The commitment, coordinated by WHO, unites the work of 12 health organizations and serves as a framework for how the world can speed up action towards achieving Universal Health Coverage. “Our shared vision is to deliver a measurable impact in the lives of the people we serve, and our shared commitment is to align, accelerate, account and engage…” he said, highlighting the plan’s pillars for implementation.
- Align and coordinate work better to reduce inefficiencies
- Accelerate efforts that can significantly speed up progress in global health
- Accountability: Create a common framework for assessing results and critical checkpoints
Align, Accelerate, Account
The partner organizations, which include UN Women, UN AIDS, and the World Bank Group, have agreed to develop common approaches and coordinated action by way of three key strategies: align, accelerate, account.
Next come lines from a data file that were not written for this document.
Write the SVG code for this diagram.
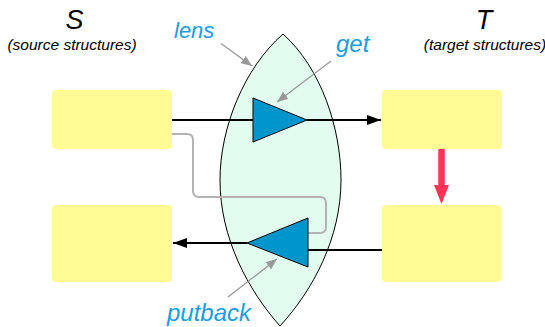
<svg xmlns="http://www.w3.org/2000/svg" width="545" height="327" viewBox="0 0 545 327">
  <style>
    .box { fill: #fffb94; }
    .label { font-family: "Liberation Sans", Arial, sans-serif; font-style: italic; }
    .big { font-size: 27px; fill: #000; }
    .small { font-size: 15.5px; fill: #000; }
    .blue { font-size: 24px; fill: #1a9de0; }
    .op { fill: #0096cc; stroke: #000; stroke-width: 1; }
    .flow { fill: none; stroke: #000; stroke-width: 2; }
    .ptr { fill: none; stroke: #999; stroke-width: 1.3; }
  </style>
  <defs>
    <marker id="arrowBlack" markerWidth="14" markerHeight="10" refX="14" refY="5" orient="auto" markerUnits="userSpaceOnUse">
      <path d="M0,0 L14,5 L0,10 Z" fill="#000"/>
    </marker>
    <marker id="arrowGray" markerWidth="11" markerHeight="9" refX="11" refY="4.5" orient="auto" markerUnits="userSpaceOnUse">
      <path d="M0,0 L11,4.5 L0,9 Z" fill="#999"/>
    </marker>
  </defs>

  <!-- headings -->
  <text class="label big" x="74.5" y="28.5" text-anchor="middle">S</text>
  <text class="label small" x="72" y="50" text-anchor="middle">(source structures)</text>
  <text class="label big" x="484" y="28.5" text-anchor="middle">T</text>
  <text class="label small" x="485" y="50" text-anchor="middle">(target structures)</text>

  <!-- lens body -->
  <g id="lens">
    <path d="M283,34 C244,68 220,128 220,180 C220,238 248,290 280,326 C313,290 341,238 341,180 C341,128 321,68 283,34 Z" fill="#e2fcf0" stroke="#000" stroke-width="1"/>
  </g>

  <!-- structures -->
  <g id="source-top"><rect class="box" x="52" y="90" width="120" height="59" rx="4"/></g>
  <g id="source-bottom"><rect class="box" x="52" y="205" width="120" height="77" rx="4"/></g>
  <g id="target-top"><rect class="box" x="382" y="90" width="120" height="59" rx="4"/></g>
  <g id="target-bottom"><rect class="box" x="382" y="205" width="119" height="77" rx="4"/></g>

  <!-- connectors -->
  <g id="connectors">
    <path d="M172,134 H187 Q193,134 193,140 V191 Q193,197 199,197 H320 Q326,197 326,203 V227 Q326,233 320,233 H308" fill="none" stroke="#b3b3b3" stroke-width="2"/>
    <line class="flow" x1="172" y1="120" x2="253" y2="120"/>
    <line class="flow" x1="307" y1="120" x2="381" y2="120" marker-end="url(#arrowBlack)"/>
    <line class="flow" x1="382" y1="250" x2="308" y2="250"/>
    <line class="flow" x1="247" y1="243" x2="173" y2="243" marker-end="url(#arrowBlack)"/>
    <line x1="441.5" y1="149" x2="441.5" y2="188" stroke="#ff3355" stroke-width="6.5"/>
    <path d="M434,185 L449,185 L441.5,204 Z" fill="#ff3355"/>
  </g>

  <!-- get / putback -->
  <g id="get"><polygon class="op" points="253,98 307,120 253,142"/></g>
  <g id="putback"><polygon class="op" points="247,243 308,218 308,267"/></g>

  <!-- labels with pointers -->
  <g id="lens-label">
    <text class="label blue" x="174" y="38" style="font-size:22px">lens</text>
    <line class="ptr" x1="221" y1="43.5" x2="252" y2="66" marker-end="url(#arrowGray)"/>
  </g>
  <g id="get-label">
    <text class="label blue" x="336" y="51.5">get</text>
    <line class="ptr" x1="331" y1="61" x2="277" y2="102" marker-end="url(#arrowGray)"/>
  </g>
  <g id="putback-label">
    <text class="label blue" x="167" y="321">putback</text>
    <line class="ptr" x1="228" y1="297" x2="277" y2="259" marker-end="url(#arrowGray)"/>
  </g>
</svg>
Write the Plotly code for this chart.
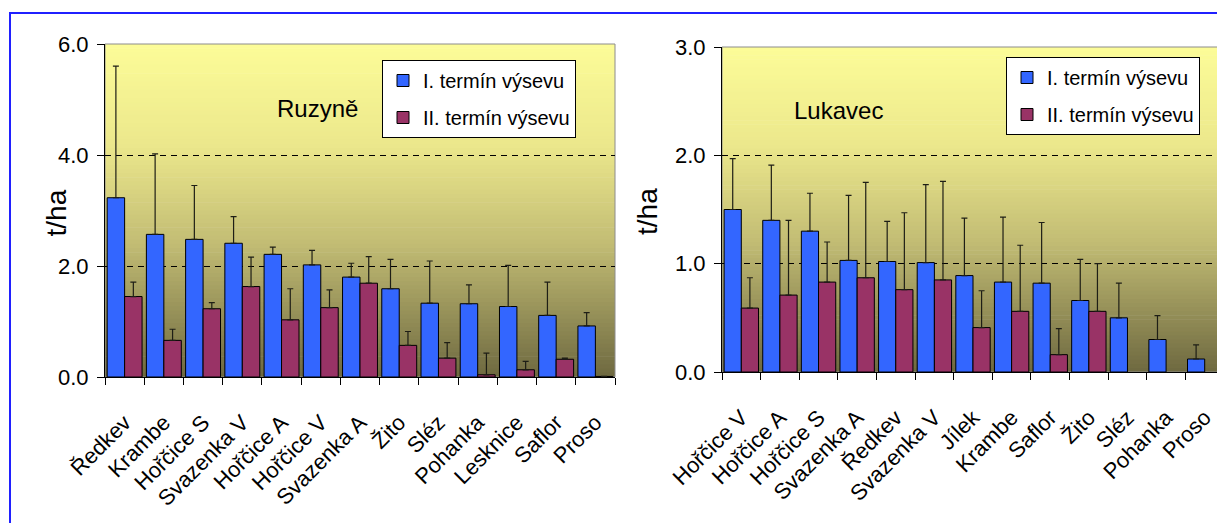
import plotly.graph_objects as go

# ---------------- data ----------------
ruz_categories = ["Ředkev", "Krambe", "Hořčice S", "Svazenka V", "Hořčice A", "Hořčice V",
                  "Svazenka A", "Žito", "Sléz", "Pohanka", "Lesknice", "Saflor", "Proso"]
ruz_term1 = [3.23, 2.57, 2.48, 2.41, 2.21, 2.02, 1.80, 1.59, 1.33, 1.32, 1.27, 1.11, 0.92]
ruz_term1_err = [2.37, 1.45, 0.97, 0.48, 0.13, 0.26, 0.25, 0.53, 0.76, 0.34, 0.74, 0.60, 0.24]
ruz_term2 = [1.45, 0.66, 1.23, 1.63, 1.03, 1.25, 1.69, 0.57, 0.34, 0.04, 0.13, 0.32, 0.01]
ruz_term2_err = [0.26, 0.20, 0.11, 0.53, 0.56, 0.32, 0.48, 0.25, 0.28, 0.39, 0.15, 0.02, 0.0]

luk_categories = ["Hořčice V", "Hořčice A", "Hořčice S", "Svazenka A", "Ředkev", "Svazenka V",
                  "Jílek", "Krambe", "Saflor", "Žito", "Sléz", "Pohanka", "Proso"]
luk_term1 = [1.50, 1.40, 1.30, 1.03, 1.02, 1.01, 0.89, 0.83, 0.82, 0.66, 0.50, 0.30, 0.12]
luk_term1_err = [0.47, 0.51, 0.35, 0.60, 0.37, 0.72, 0.53, 0.60, 0.56, 0.38, 0.32, 0.22, 0.13]
luk_term2 = [0.59, 0.71, 0.83, 0.87, 0.76, 0.85, 0.41, 0.56, 0.16, 0.56, None, None, None]
luk_term2_err = [0.28, 0.69, 0.37, 0.88, 0.71, 0.91, 0.34, 0.61, 0.24, 0.44, None, None, None]

series_names = ["I. termín výsevu", "II. termín výsevu"]
ruz_yticks = [0, 2, 4, 6]
luk_yticks = [0, 1, 2, 3]

# ---------------- style ----------------
FONT = "Liberation Sans, Arial, sans-serif"
BLUE = "#3366FF"
RED = "#993366"
OFF = 8                      # default page margin of the html body
W, H = 1225 - OFF, 523 - OFF


def px_x(v):
    return (v - OFF) / W


def px_y(v):
    return 1 - (v - OFF) / H


fig = go.Figure()


def add_bars(cats, t1, e1, t2, e2, xa, ya, legend):
    for name, vals, errs, col, grp in [
        (series_names[0], t1, e1, BLUE, "a"),
        (series_names[1], t2, e2, RED, "b"),
    ]:
        fig.add_trace(go.Bar(
            x=cats, y=vals, name=name, xaxis=xa, yaxis=ya, legend=legend,
            legendgroup=grp + legend,
            marker=dict(color=col, line=dict(color="black", width=1)),
            error_y=dict(type="data", symmetric=False, array=errs,
                         arrayminus=[0] * len(errs), color="#1e1e16",
                         thickness=1.2, width=3),
        ))


add_bars(ruz_categories, ruz_term1, ruz_term1_err, ruz_term2, ruz_term2_err, "x", "y", "legend")
add_bars(luk_categories, luk_term1, luk_term1_err, luk_term2, luk_term2_err, "x2", "y2", "legend2")

common_x = dict(type="category", showline=True, linecolor="black", linewidth=1,
                ticks="outside", tickson="boundaries", ticklen=7, tickcolor="black",
                tickangle=-45, tickfont=dict(family=FONT, size=22, color="black"),
                showgrid=False, zeroline=False, ticklabelstandoff=23, automargin=False)
common_y = dict(showline=True, linecolor="black", linewidth=1, ticks="outside",
                ticklen=7, tickcolor="black", tickformat=".1f",
                tickfont=dict(family=FONT, size=22, color="black"),
                showgrid=True, gridcolor="black", griddash="6px,5px", gridwidth=1,
                zeroline=False, automargin=False, ticklabelstandoff=4)

L_dom_x = [px_x(105), px_x(615)]
L_dom_y = [px_y(377), px_y(44)]
R_dom_x = [px_x(722), px_x(1224)]
R_dom_y = [px_y(372), px_y(47)]

fig.update_layout(
    template="none",
    width=W, height=H, autosize=False,
    margin=dict(l=0, r=0, t=0, b=0, pad=0),
    paper_bgcolor="white", plot_bgcolor="rgba(0,0,0,0)",
    barmode="group", bargap=0.11, bargroupgap=0,
    xaxis=dict(domain=L_dom_x, anchor="y", **common_x),
    yaxis=dict(domain=L_dom_y, anchor="x", range=[0, 6], tickvals=ruz_yticks, **common_y),
    xaxis2=dict(domain=R_dom_x, anchor="y2", **common_x),
    yaxis2=dict(domain=R_dom_y, anchor="x2", range=[0, 3], tickvals=luk_yticks, **common_y),
    legend=dict(x=px_x(382), y=px_y(60), xanchor="left", yanchor="top",
                bgcolor="white", bordercolor="black", borderwidth=1,
                font=dict(family=FONT, size=20, color="black"),
                itemwidth=30, tracegroupgap=8),
    legend2=dict(x=px_x(1006), y=px_y(57), xanchor="left", yanchor="top",
                 bgcolor="white", bordercolor="black", borderwidth=1,
                 font=dict(family=FONT, size=20, color="black"),
                 itemwidth=30, tracegroupgap=8),
    showlegend=True,
)

# gradient backgrounds (stripes) for each plot area
stops = [(0.0, (252, 252, 152)), (0.3, (236, 232, 140)), (0.6, (194, 188, 116)), (1.0, (110, 105, 64))]


def grad(t):
    for (t0, c0), (t1, c1) in zip(stops[:-1], stops[1:]):
        if t0 <= t <= t1:
            f = (t - t0) / (t1 - t0)
            return "rgb(%d,%d,%d)" % tuple(round(a + (b - a) * f) for a, b in zip(c0, c1))
    return "rgb(%d,%d,%d)" % stops[-1][1]


N = 80
shapes = []
for xr, yr in [("x domain", "y domain"), ("x2 domain", "y2 domain")]:
    for i in range(N):
        y1 = 1 - i / N
        y0 = 1 - (i + 1) / N
        shapes.append(dict(type="rect", xref=xr, yref=yr, x0=0, x1=1, y0=max(0, y0 - 0.002), y1=y1,
                           fillcolor=grad((i + 0.5) / N), line=dict(width=0), layer="below"))
    shapes.append(dict(type="rect", xref=xr, yref=yr, x0=0, x1=1, y0=0, y1=1,
                       line=dict(color="#8c8c8c", width=1), layer="below"))

# blue outer frame
shapes.append(dict(type="rect", xref="paper", yref="paper",
                   x0=px_x(10), x1=px_x(1260), y0=px_y(560), y1=px_y(13),
                   line=dict(color="#2020ff", width=2), fillcolor="rgba(0,0,0,0)"))
fig.update_layout(shapes=shapes)

annotations = [
    dict(text="Ruzyně", x=px_x(275), y=px_y(93), xref="paper", yref="paper",
         showarrow=False, font=dict(family=FONT, size=24, color="black")),
    dict(text="Lukavec", x=px_x(885), y=px_y(95), xref="paper", yref="paper",
         showarrow=False, font=dict(family=FONT, size=24, color="black")),
    dict(text="t/ha", x=px_x(38), y=px_y(213), xref="paper", yref="paper", textangle=-90,
         showarrow=False, font=dict(family=FONT, size=28, color="black")),
    dict(text="t/ha", x=px_x(648), y=px_y(212), xref="paper", yref="paper", textangle=-90,
         showarrow=False, font=dict(family=FONT, size=28, color="black")),
]
fig.update_layout(annotations=annotations)

fig.write_html("out.html")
With nearly 50 health-related targets across 14 SDG’s, the organizations have set forth these milestones as a reference to determine where the world stands in relation to human health come 2023, which will serve as a midterm review, on the road to 2030.
Phase one of the plan kicked off in October of last year, in Berlin, following requests by German Chancellor, Angela Merkel, President Nana Addo Dankwa Akufo-Addo of Ghana, and Prime Minister Erna Solberg of Norway, for concrete steps toward universal health, supported by the UN Secretary-General António Guterres.
With the plan’s launch marking the second step, with full implementation yet to come, Mr. Ghebreysus stressed that today “is not the finish line, it’s the starting line to deepen our engagement with countries and with each other.” “We all have unique mandates and unique strengths,” he said, addressing partner organizations, “this is a historic initiative to leverage our strengths.”